Dance a Little Longer
January, 2000
Published
216
Pages
About Wood's Dance a Little Longer
The Lucinda “Lucy” Richards trilogy, spanning the years from 1911 to the 1930s, has everything good books should have: a variety of landscapes, characters of all ages and social classes, an overall tenderness that never lapses into sentimentality, and a sense of the comic amidst the tragic. Lucy is feisty, funny, and completely open-armed about life. Josh passionately confronts danger and greed and prejudice with courage and humor and, sometimes, with bare fists.
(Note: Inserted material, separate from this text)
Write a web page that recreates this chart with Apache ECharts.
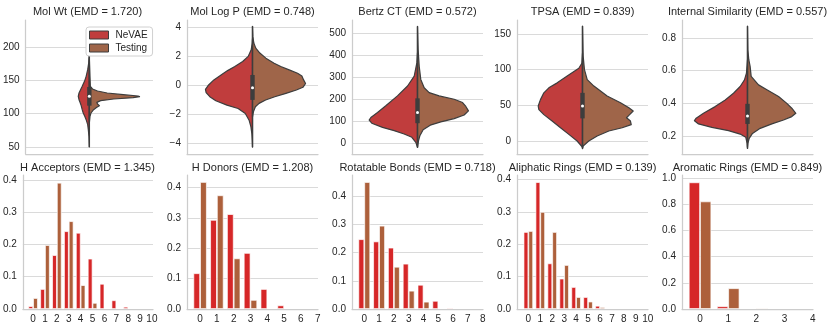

Even the minor characters are so rife with color that you first turn the pages quickly to see what they will do next and, then, you turn them slowly so as to savor each page of this remarkable trilogy.
Dance a Little Longer:
The year is 1931 and Lucy Richards Arnold—now a mother of a precocious four-year-old son—is in rural West Texas, teaching in the school where her husband, Josh, is principal and struggling to make a success of their farm during the bleak, hard times of the Great Depression. Out of this barren landscape, rich and colorful characters emerge as if from a fertile land. Before the year’s end, Lucy is faced with a loss of such magnitude that she must struggle to find a way to recapture the joy in her very existence.
“Wood has a rare gift for transcending the ordinary and this heartwarming continuation of her earlier novels… is no exception… Wood’s narration is seamless, and she is especially masterful in creating believable characters, whether they’re protagonists or secondary figures… a touching, often humorous novel.” —Publishers Weekly
“This is a family to struggle with and hope for, a family that is almost torn apart but manages to pull together… If the families in Miller’s Family Pictures and Otto’s How to Make an American Quilt touch the readers’ hearts, then they will also be moved by Dance a Little Longer.” —Library Journal
“Wood is adept at blending family memories and imagination into a fine story. After following them through three books, I’ll miss Lucy and Josh.” —San Antonio Express-News
“…the best volume in a fine Texas trilogy.” —Houston Post
“…cause for celebration among the growing number of fans… the third and final Lucy Richards novel… will not disappoint.” —New Orleans Times-Picayune
“A spirited, intelligent rendering of West Texas life in the early part of the century. Wood’s particular talent—and her talent appears to be huge—lies in descriptions so rife with color that the reader dreads reaching the novel’s end.” —The Cape Cod Times
“This one will steal your heart and make you glad to be alive… a thoroughly enjoyable, entirely too brief ride backward in time.” —Valley Morning Star
Third novel in a trilogy.
About the Author
JANE ROBERTS WOOD is the award winning author of the Lucy Richards trilogy: The Train to Estelline, A Place Called Sweet Shrub, and Dance a Little Longer, as well as Grace and Roseborough, all published in paperback by UNT Press. Wood is a Fellow of both the National Endowment of the Arts and the National Endowment of the Humanities. She and her husband, J. W. “Dub” Wood, live in the horse country of Argyle, Texas, with their two dogs.